Das Ziel unserer Sammeltour war, weil wetterabhängig, bis einen Tag vor Abfahrt offen. Wir, das sind Helmut und Herbert Schader, Alois Lechner (vielen in der Szene auch als Trio infernale bekannt) und Robert Hauser (als relativ unbescholtenes Alibi). Unter ständiger Beobachtung der europäischen Gesamt-Wetterlage verdichtete es sich dann, dass es Richtung Südosten gehen würde, und zwar auf dem Landweg. Wir brachen früh auf, kamen relativ gut voran und erreichten unseren ersten Übernachtungsplatz kurz hinter der griechischen Grenze gegen halb neun. Griechenland begrüßte uns sehr stürmisch und wer pinkeln musste, war gut beraten, den Standort sorgfältig auszuwählen…  Die Bauchlage wäre eine relativ sichere Alternative gewesen, aber wer hätte dies jemals schon getan.

Am nächsten Morgen bunkerten wir griechischen Proviant und fuhren Richtung Sithonia, dem mittleren Finger der Halbinsel Chalkidiki, an deren südlichem Ende Bergkristall-Funde im Granitgestein bekannt waren. Vorbei an traumhaften, um diese Jahreszeit fast menschenleeren Sandstränden erreichten wir unseren nächsten Standort oberhalb einer Ortschaft mit schöner Aussicht am Waldrand gelegen und schwärmten auch, durch erste, am Weg gelegene Kristallbruchstücke motiviert, gleich aus. Jedoch, abgesehen von unscheinbaren Lesefunden, ohne Erfolg. Was uns nicht davon abhielt, am Abend ordentlich zu feiern und es am folgenden Tag bei schönem Wetter aber zapfigen Temperaturen erneut zu versuchen. Wir fanden im Gebüsch zwar verheilte Scherben ehemaliger Riesenquarze bis zu 20 Zentimeter, der Geburtsort solcher Geräte hielt sich jedoch bedeckt. Auch tags darauf und obwohl wir die Gegend auf grenzwertigen Straßen systematisch abfuhren und zu Fuß absuchten und jede Menge vielversprechende Aufschlüsse untersuchten: Dípota, wie der Grieche sagt, überhaupt nichts - abgesehen von kaum sammelwürdigen eingewachsenen Feldspat-Kristallen und Muskovit-Glimmern.
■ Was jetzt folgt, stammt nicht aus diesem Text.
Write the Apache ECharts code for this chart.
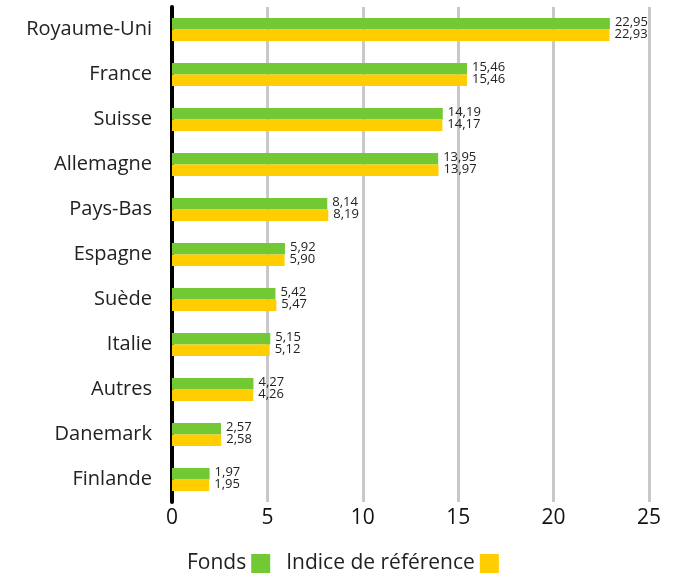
<!DOCTYPE html>
<html>
<head>
<meta charset="utf-8">
<script src="https://cdn.jsdelivr.net/npm/echarts@6/dist/echarts.min.js"></script>
<style>
  html, body { margin: 0; padding: 0; background: #fff; }
  #chart { width: 689px; height: 581px; }
</style>
</head>
<body>
<div id="chart"></div>
<script>
// data, top to bottom as shown
const categories = ['Royaume-Uni', 'France', 'Suisse', 'Allemagne', 'Pays-Bas', 'Espagne', 'Suède', 'Italie', 'Autres', 'Danemark', 'Finlande'];
const fonds = [22.95, 15.46, 14.19, 13.95, 8.14, 5.92, 5.42, 5.15, 4.27, 2.57, 1.97];
const indice = [22.93, 15.46, 14.17, 13.97, 8.19, 5.90, 5.47, 5.12, 4.26, 2.58, 1.95];
const seriesNames = ['Fonds', 'Indice de référence'];

const FONT = 'Open Sans';
const fmt = (p) => p.value.toFixed(2).replace('.', ',');

const chart = echarts.init(document.getElementById('chart'), null, { renderer: 'canvas' });

const labelStyle = {
    show: true,
    position: 'right',
    distance: 5,
    color: '#222',
    fontSize: 13,
    fontFamily: FONT,
    formatter: fmt
};

chart.setOption({
    animation: false,
    textStyle: { fontFamily: FONT },
    grid: { left: 172, right: 40, top: 7, bottom: 79, containLabel: false },
    legend: {
        data: seriesNames,
        bottom: 2,
        left: 182,
        align: 'right',
        itemWidth: 19,
        itemHeight: 19,
        itemGap: 16,
        icon: 'rect',
        textStyle: { fontSize: 21, color: '#222', fontFamily: FONT, padding: [9, 0, 0, 0] }
    },
    xAxis: {
        type: 'value',
        min: 0,
        max: 25,
        interval: 5,
        axisLine: { show: false },
        axisTick: { show: false },
        splitLine: { lineStyle: { color: '#c8c8c8', width: 3 } },
        axisLabel: { fontSize: 21, color: '#111', margin: 6 }
    },
    yAxis: {
        type: 'category',
        inverse: true,
        data: categories,
        axisLine: { lineStyle: { color: '#000', width: 4 } },
        axisTick: { show: false },
        axisLabel: { fontSize: 20, color: '#222', margin: 20, padding: [5, 0, 0, 0] }
    },
    series: [
        {
            name: seriesNames[0],
            type: 'bar',
            data: fonds,
            barGap: 0,
            barCategoryGap: '49%',
            itemStyle: { color: '#72c934' },
            label: Object.assign({}, labelStyle, { offset: [0, -1] })
        },
        {
            name: seriesNames[1],
            type: 'bar',
            data: indice,
            barGap: 0,
            barCategoryGap: '49%',
            itemStyle: { color: '#ffcd00' },
            label: Object.assign({}, labelStyle, { offset: [0, -1] })
        }
    ]
});
</script>
</body>
</html>
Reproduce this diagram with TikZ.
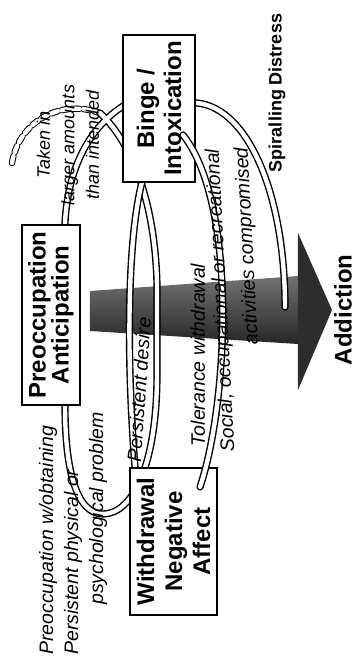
\documentclass[tikz,border=0pt]{standalone}
\usepackage{fontspec}
\setmainfont{Liberation Sans}
\usetikzlibrary{calc}

\begin{document}
\begin{tikzpicture}[
  x=1pt, y=1pt, rotate=90, transform shape,
  stagebox/.style={rectangle, draw, line width=1.3pt, fill=white, align=center,
                   inner sep=0pt},
  tube/.style={line width=1.4pt, double=white, double distance=4.4pt, line cap=round},
  crit/.style={font=\itshape\fontsize{19.5}{25}\selectfont, inner sep=0pt},
  bigword/.style={font=\bfseries\fontsize{24}{26}\selectfont, inner sep=0pt}
]
\useasboundingbox (0,0) rectangle (664,358);

% addiction arrow
\shade[top color=black!55, bottom color=black!85]
  (333,268) -- (373,268) -- (388,60) -- (320,60) -- cycle;
\fill[black!82] (274,60) -- (431,60) -- (354,26) -- cycle;
\node[bigword] (addict) at (354,15) {Addiction};

% spiral, back part
\draw[tube, line width=1pt, dash pattern=on 7pt off 4pt]
  (501,346) .. controls (540,340) and (566,300) .. (551,258);
\draw[tube] (551,258) .. controls (520,225) and (460,203) .. (380,201)
  -- (290,201) .. controls (200,201) and (150,225) .. (150,255)
  .. controls (150,282) and (195,293) .. (259,293) -- (441,293)
  .. controls (500,290) and (545,265) .. (565,222);
\draw[tube] (495,212) .. controls (440,232) and (300,232) .. (185,222);
\draw[tube] (561,175) -- (561,161) .. controls (556,110) and (470,73) .. (357,73);

% stage boxes
\node[stagebox, minimum width=180pt, minimum height=58pt,
      font=\bfseries\fontsize{24}{23}\selectfont] (pre) at (349,307)
      {Preoccupation\\Anticipation};
\node[stagebox, minimum width=147pt, minimum height=72pt,
      font=\bfseries\fontsize{24}{27}\selectfont] (binge) at (555.5,199)
      {Binge /\\Intoxication};
\node[stagebox, minimum width=147pt, minimum height=87pt,
      font=\bfseries\fontsize{24}{28}\selectfont] (withd) at (122.5,184.5)
      {Withdrawal\\Negative\\Affect};

% spiral, front part
\draw[tube] (177,158) .. controls (260,130) and (460,120) .. (529,175);

% criteria
\node[crit, align=left, anchor=west] (obtain) at (9,285)
  {Preoccupation w/obtaining\\Persistent physical or\\\hspace*{50pt}psychological problem};
\node[crit, align=center, font=\itshape\fontsize{18}{24.5}\selectfont] (taken) at (519,290)
  {Taken in\\larger amounts\\than intended};
\node[crit, rotate=-4] (desire) at (274,219) {Persistent desire};
\node[crit] (toler) at (309,160) {Tolerance withdrawal};
\node[crit, align=right, anchor=east, rotate=3,
      font=\itshape\fontsize{19.5}{29}\selectfont] (social) at (516,130)
  {Social, occupational or recreational\\activities compromised};
\node[font=\bfseries\fontsize{18}{20}\selectfont, inner sep=0pt] (spiral) at (571,81)
  {Spiralling Distress};

\end{tikzpicture}
\end{document}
Wir suchten uns einen neuen Übernachtungsplatz im Südosten der Sithonia mit Blick auf den heiligen Berg Athos im Abendlicht und beratschlagten beim Bier, wie es am nächsten Tag weitergehen sollte. Wir waren uns einig, am Folgetag Richtung Osten, konkret in die Gegend um Xanthi, aufbrechen zu wollen und dies taten wir dann auch. Lois und Robert mit einem Zwischenstopp beim griechischen Mineraliensucher Tasos Tsinidis, von dem sie auch ein paar Stücke erwarben und der wie immer gerne Fundstellen-Tipps und Lageskizzen gab.

Nach Übernachtung oberhalb eines Klosters suchten wir am nächsten Morgen eine dieser Fundstellen, die für Granate, Epidot und Quarz bekannt ist, auf. Diese kommen in Skarn-Gesteinen in drusigen Hohlräumen vor und man findet auch, obwohl das Gebiet schon stark abgesucht ist, garantiert etwas, aber die Qualität der Mineralien ist nicht von der Art, dass man mehr wie 1-2 Tage dort verbringen möchte.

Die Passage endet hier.